Ce que Proclus disait du lieu, Simplicius nous le fait connaître[1] par une citation textuelle de l’auteur néo-platonicien.

« Le lieu, dit Proclus, est un corps immobile, continu, exempt de matière. — Ἔστιν ἄρα ὁ τόπος… σῶμα ἀϰίνητον, ἀδιαίρετον, ἄϋλον. »

Qu’entend Proclus en disant que le lieu est un corps exempt de matière ? La suite de son discours va nous l’apprendre : « C’est un corps beaucoup moins matériel que tous les autres, beaucoup moins que la matière dont sont formés les corps qui se meuvent. Or, parmi les corps qui se meuvent, la lumière est le plus simple, car le feu est le moins corporel des éléments, et la lumière est émise par le feu ; la lumière est donc le plus pur de tous les corps ; partant, c’est elle qui est le lieu.

» Il nous faut, dès lors, imaginer deux sphères ; l’une est formée uniquement de lumière, l’autre d’une foule de corps divers ; ces deux sphères ont exactement même volume ; nous fixerons la première de telle sorte qu’elle ne tourne pas autour de son centre ; nous ferons coïncider la seconde avec la première, mais, en même temps, nous lui communiquerons un mouvement de rotation ; nous verrons alors le Monde entier se mouvoir au sein de la lumière, qui demeurera immobile ; quant à l’Univers, il demeure immobile dans son ensemble, ce en quoi il ressemble au lieu, mais chacune de ses parties se meut, ce en quoi il diffère du lieu ».

La doctrine de Proclus diffère, en réalité, bien moins qu’il ne paraît de la théorie selon laquelle le lieu est identique à l’espace.
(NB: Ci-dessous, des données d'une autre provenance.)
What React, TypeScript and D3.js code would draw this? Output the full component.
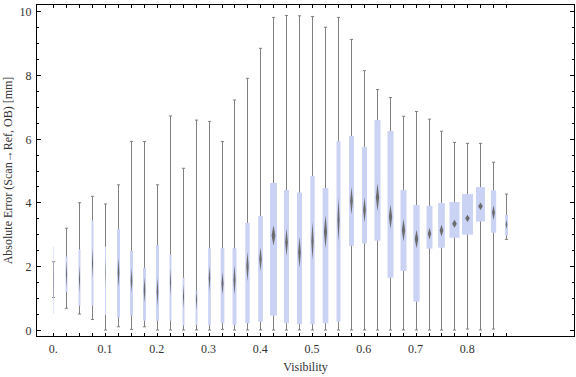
import React from "react";
import * as d3 from "d3";

// ---- data ----
const visibility = [0, 0.025, 0.05, 0.075, 0.1, 0.125, 0.15, 0.175, 0.2, 0.225, 0.25, 0.275, 0.3, 0.325, 0.35, 0.375, 0.4, 0.425, 0.45, 0.475, 0.5, 0.525, 0.55, 0.575, 0.6, 0.625, 0.65, 0.675, 0.7, 0.725, 0.75, 0.775, 0.8, 0.825, 0.85, 0.875];
const whiskerLo = [1.02, 0.68, 0.5, 0.33, 0.0, 0.1, 0.02, 0.1, 0.0, 0.0, 0.0, 0.0, 0.0, 0.02, 0.0, 0.0, 0.0, 0.0, 0.0, 0.0, 0.0, 0.0, 0.0, 0.0, 0.0, 0.0, 0.0, 0.0, 0.0, 0.0, 0.0, 0.0, 0.03, 0.0, 0.03, 2.84];
const quart1 = [0.52, 1.2, 0.76, 0.76, 0.47, 0.39, 0.45, 0.29, 0.29, 0.29, 0.14, 0.16, 0.16, 0.21, 0.16, 0.21, 0.26, 0.45, 0.21, 0.18, 0.18, 0.21, 0.26, 2.64, 2.71, 2.8, 1.64, 1.85, 0.89, 2.55, 2.58, 2.89, 2.99, 3.4, 3.05, 2.96];
const medians = [1.58, 1.75, 1.6, 2.1, 1.8, 1.8, 1.55, 1.25, 1.2, 1.5, 1.05, 0.95, 1.62, 1.46, 1.57, 1.99, 2.22, 2.96, 2.75, 2.43, 2.8, 3.08, 3.45, 4.05, 3.76, 4.16, 3.55, 3.13, 2.85, 3.02, 3.12, 3.33, 3.5, 3.88, 3.68, 3.31];
const quart3 = [2.61, 2.3, 2.53, 3.43, 2.61, 3.17, 2.48, 1.95, 2.66, 2.36, 1.64, 1.22, 2.56, 2.56, 2.56, 3.36, 3.57, 4.61, 4.39, 4.31, 4.83, 4.45, 5.92, 6.08, 5.74, 6.58, 6.24, 4.39, 3.92, 3.89, 3.98, 4.01, 4.26, 4.48, 4.38, 3.61];
const whiskerHi = [2.14, 3.19, 3.99, 4.19, 3.95, 4.55, 5.91, 5.91, 4.55, 6.71, 5.07, 6.58, 6.54, 5.91, 7.21, 7.89, 8.83, 9.8, 9.86, 9.85, 9.83, 9.49, 9.8, 9.11, 8.13, 7.54, 7.29, 6.7, 6.85, 6.61, 6.23, 5.88, 5.85, 5.85, 5.26, 4.26];
// spread of the median estimate (full height, in mm)
const medianSpread = [1.12, 0.8, 0.8, 0.9, 0.8, 0.84, 0.73, 0.73, 0.8, 0.8, 0.7, 0.6, 0.73, 0.63, 0.84, 0.84, 0.68, 0.57, 0.78, 0.89, 1.1, 0.94, 1.25, 0.78, 0.73, 0.78, 0.68, 0.65, 0.54, 0.34, 0.34, 0.23, 0.21, 0.21, 0.42, 0.26];
// relative sample count (controls box width)
const sampleCount = [12, 40, 40, 40, 20, 60, 60, 60, 60, 40, 40, 40, 54, 74, 80, 86, 94, 140, 100, 100, 86, 114, 80, 100, 100, 120, 120, 120, 126, 120, 134, 200, 220, 180, 106, 60];

const xTickValues = [0, 0.1, 0.2, 0.3, 0.4, 0.5, 0.6, 0.7, 0.8];
const xTickLabels = ["0.", "0.1", "0.2", "0.3", "0.4", "0.5", "0.6", "0.7", "0.8"];
const yTickValues = [0, 2, 4, 6, 8, 10];
const yTickLabels = ["0", "2", "4", "6", "8", "10"];
const yMinorTicks = [0.5, 1, 1.5, 2.5, 3, 3.5, 4.5, 5, 5.5, 6.5, 7, 7.5, 8.5, 9, 9.5];

const W = 576, H = 377;
const L = 36, R = 575, T = 4, B = 337;

export default function App() {
  const x = d3.scaleLinear().domain([-0.0335, 1.008]).range([L, R]);
  const y = d3.scaleLinear().domain([-0.22, 10.22]).range([B, T]);
  const wScale = d3.scaleLinear().domain([0, 220]).range([0, 11]);
  const font = "'Liberation Serif', 'Times New Roman', serif";
  const whiskerColor = "#808080";
  const boxColor = "#cbd3f5";
  const markColor = "#6c6c6c";

  return (
    <svg width={W} height={H} style={{ position: "absolute", left: 0, top: 0, background: "#fff" }} fontFamily={font}>
      <defs>
        <filter id="soft" x="-50%" y="-50%" width="200%" height="200%">
          <feGaussianBlur stdDeviation="0.45" />
        </filter>
      </defs>
      {/* whiskers */}
      {visibility.map((v, i) => {
        const cx = Math.round(x(v)) + 0.5;
        const cw = 1.6;
        return (
          <g key={"w" + i} stroke={whiskerColor} strokeWidth={1}>
            <line x1={cx} x2={cx} y1={y(whiskerLo[i])} y2={y(whiskerHi[i])} />
            <line x1={cx - cw} x2={cx + cw} y1={y(whiskerLo[i])} y2={y(whiskerLo[i])} />
            <line x1={cx - cw} x2={cx + cw} y1={y(whiskerHi[i])} y2={y(whiskerHi[i])} />
          </g>
        );
      })}
      {/* boxes */}
      {visibility.map((v, i) => {
        const cx = Math.round(x(v)) + 0.5;
        const w = wScale(sampleCount[i]);
        return (
          <rect key={"b" + i} x={cx - w / 2} y={y(quart3[i])} width={w} height={y(quart1[i]) - y(quart3[i])} fill={boxColor} />
        );
      })}
      {/* median markers */}
      {visibility.map((v, i) => {
        const cx = Math.round(x(v)) + 0.5;
        const w = wScale(sampleCount[i]);
        const mw = Math.min(4.7, 0.55 * w);
        const top = y(medians[i] + medianSpread[i] * 0.55);
        const bot = y(medians[i] - medianSpread[i] * 0.55);
        const my = y(medians[i]);
        const pts = [[cx, top], [cx + mw / 2, my], [cx, bot], [cx - mw / 2, my]].map((p) => p.join(",")).join(" ");
        return <polygon key={"m" + i} points={pts} fill={markColor} filter="url(#soft)" />;
      })}
      {/* frame */}
      <rect x={L + 0.5} y={T + 0.5} width={R - L - 1} height={B - T - 1} fill="none" stroke="#000" strokeWidth={1} />
      {/* x ticks (bottom and top) */}
      {visibility.map((v, i) => {
        const cx = Math.round(x(v)) + 0.5;
        return (
          <g key={"xt" + i} stroke="#000" strokeWidth={1}>
            <line x1={cx} x2={cx} y1={B} y2={B - 4} />
            <line x1={cx} x2={cx} y1={T} y2={T + 4} />
          </g>
        );
      })}
      {xTickValues.map((v, i) => (
        <text key={"xl" + i} x={x(v)} y={353} textAnchor="middle" fontSize={12} fill="#333">
          {xTickLabels[i]}
        </text>
      ))}
      {/* y ticks */}
      {yTickValues.map((v, i) => {
        const yy = Math.round(y(v)) + 0.5;
        return (
          <g key={"yt" + i}>
            <line x1={L} x2={L + 5} y1={yy} y2={yy} stroke="#000" />
            <line x1={R} x2={R - 5} y1={yy} y2={yy} stroke="#000" />
            <text x={31.5} y={yy} dy="0.35em" textAnchor="end" fontSize={12} fill="#333">
              {yTickLabels[i]}
            </text>
          </g>
        );
      })}
      {yMinorTicks.map((v, i) => {
        const yy = Math.round(y(v)) + 0.5;
        return (
          <g key={"ym" + i} stroke="#000">
            <line x1={L} x2={L + 3} y1={yy} y2={yy} />
            <line x1={R} x2={R - 3} y1={yy} y2={yy} />
          </g>
        );
      })}
      {/* axis labels */}
      <text x={(L + R) / 2} y={371} textAnchor="middle" fontSize={12} fill="#333">
        Visibility
      </text>
      <text transform={`translate(12, ${(T + B) / 2}) rotate(-90)`} textAnchor="middle" fontSize={12} fill="#333">
        Absolute Error (Scan→Ref, OB) [mm]
      </text>
    </svg>
  );
}
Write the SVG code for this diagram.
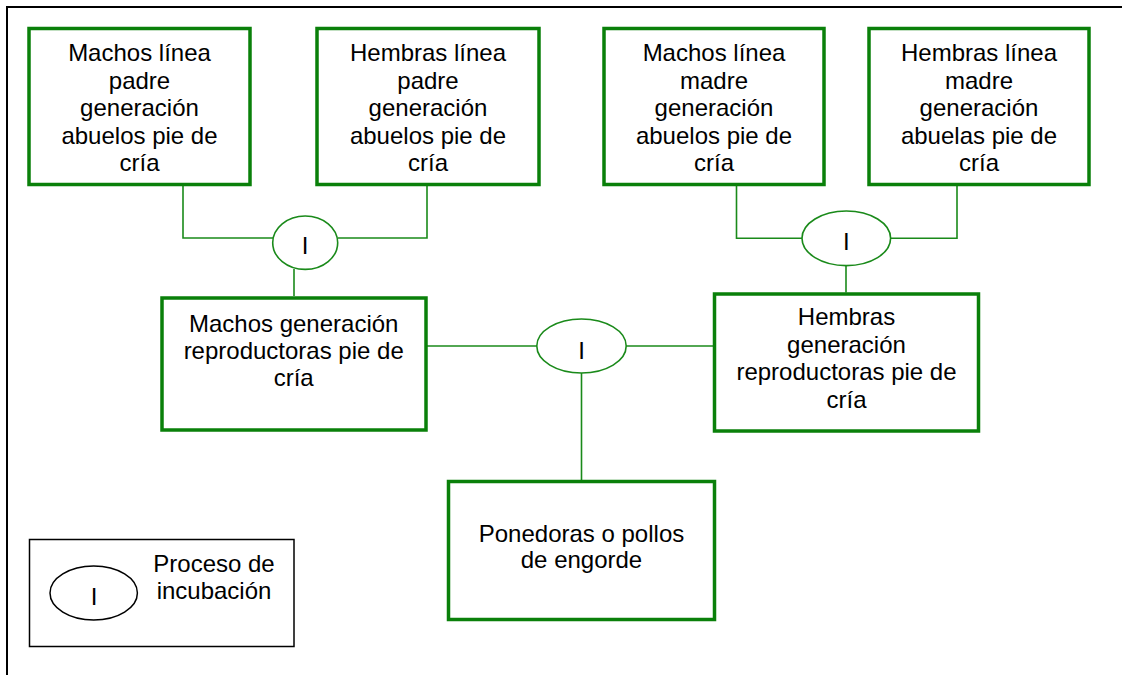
<svg xmlns="http://www.w3.org/2000/svg" width="1124" height="675" viewBox="0 0 1124 675">
<style>
.box{fill:#fff;stroke:#0a800a;stroke-width:3.5}
.ell{fill:#fff;stroke:#1a8a1a;stroke-width:1.6}
.con{fill:none;stroke:#1a8a1a;stroke-width:1.6}
text{font-family:"Liberation Sans",Arial,sans-serif;font-size:24px;fill:#000;text-anchor:middle}
</style>
<rect x="0" y="0" width="1124" height="675" fill="#fff"/>
<g id="frame" fill="none" stroke="#000" stroke-width="2">
<path d="M7,675 V7 H1122"/>
</g>
<g id="connectors">
<path class="con" d="M183,185 V238 H273"/>
<path class="con" d="M427,185 V238 H338"/>
<path class="con" d="M294,269 V296"/>
<path class="con" d="M736.5,185 V238.3 H802"/>
<path class="con" d="M957,185 V238.3 H890.5"/>
<path class="con" d="M846,265.7 V292.5"/>
<path class="con" d="M427,346 H537"/>
<path class="con" d="M626,346 H713"/>
<path class="con" d="M581.5,373 V480"/>
</g>
<g id="n1">
<rect class="box" x="29" y="28.5" width="221" height="156"/>
<text x="139.5" y="61">Machos línea</text>
<text x="139.5" y="88.5">padre</text>
<text x="139.5" y="116">generación</text>
<text x="139.5" y="143.5">abuelos pie de</text>
<text x="139.5" y="171">cría</text>
</g>
<g id="n2">
<rect class="box" x="317" y="28.5" width="222" height="156"/>
<text x="428" y="61">Hembras línea</text>
<text x="428" y="88.5">padre</text>
<text x="428" y="116">generación</text>
<text x="428" y="143.5">abuelos pie de</text>
<text x="428" y="171">cría</text>
</g>
<g id="n3">
<rect class="box" x="604" y="28.5" width="220" height="156"/>
<text x="714" y="61">Machos línea</text>
<text x="714" y="88.5">madre</text>
<text x="714" y="116">generación</text>
<text x="714" y="143.5">abuelos pie de</text>
<text x="714" y="171">cría</text>
</g>
<g id="n4">
<rect class="box" x="869" y="28.5" width="220" height="156"/>
<text x="979" y="61">Hembras línea</text>
<text x="979" y="88.5">madre</text>
<text x="979" y="116">generación</text>
<text x="979" y="143.5">abuelas pie de</text>
<text x="979" y="171">cría</text>
</g>
<g id="inc1">
<ellipse class="ell" cx="305.2" cy="242.7" rx="32.5" ry="26.7"/>
<text x="305.2" y="254">I</text>
</g>
<g id="inc2">
<ellipse class="ell" cx="846.3" cy="238.3" rx="44.3" ry="27.3"/>
<text x="846.3" y="250">I</text>
</g>
<g id="n5">
<rect class="box" x="162" y="298" width="264" height="132"/>
<text x="293.7" y="332">Machos generación</text>
<text x="293.7" y="359">reproductoras pie de</text>
<text x="293.7" y="386">cría</text>
</g>
<g id="n6">
<rect class="box" x="714.5" y="294" width="264" height="137"/>
<text x="846.5" y="325">Hembras</text>
<text x="846.5" y="352.5">generación</text>
<text x="846.5" y="380">reproductoras pie de</text>
<text x="846.5" y="407.5">cría</text>
</g>
<g id="inc3">
<ellipse class="ell" cx="581.5" cy="346" rx="44.7" ry="27"/>
<text x="581.5" y="359">I</text>
</g>
<g id="n7">
<rect class="box" x="448.5" y="481.5" width="266" height="138"/>
<text x="581.5" y="541.7">Ponedoras o pollos</text>
<text x="581.5" y="568.3">de engorde</text>
</g>
<g id="legend">
<rect x="29.5" y="539.5" width="264.5" height="107" fill="#fff" stroke="#000" stroke-width="1.5"/>
<ellipse cx="93.7" cy="593" rx="43.7" ry="27" fill="#fff" stroke="#000" stroke-width="1.5"/>
<text x="94" y="604.5">I</text>
<text x="214" y="571.7">Proceso de</text>
<text x="214" y="599">incubación</text>
</g>
</svg>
Ceux qui — tel Jean Philopon — soutiennent cette dernière théorie proclament, assurément, que le lieu considéré par eux est absolument incorporel, qu’il n’existe pas par soi, que l’abstraction seule le distingue du corps logé ; mais ensuite, ils déclarent que le lieu est immobile, c’est-à-dire qu’en un lieu toujours le même se succèdent des corps différents ; il est donc clair qu’ils regardent le lieu comme une chose qui peut subsister sans qu’il y ait permanence du corps logé ; partant, il est sûr qu’en dépit de leurs dénégations, ils font du lieu une certaine substance dont l’existence, indépendante de celle des corps, lui est seulement simultanée ; sans qu’ils le veuillent, le lieu qu’ils considèrent se

  1. Simplicii In Aristotelis physicorum libros quattuor priores comnentaria. Lib. IV, corollarium de loco ; éd. cit., p. 612.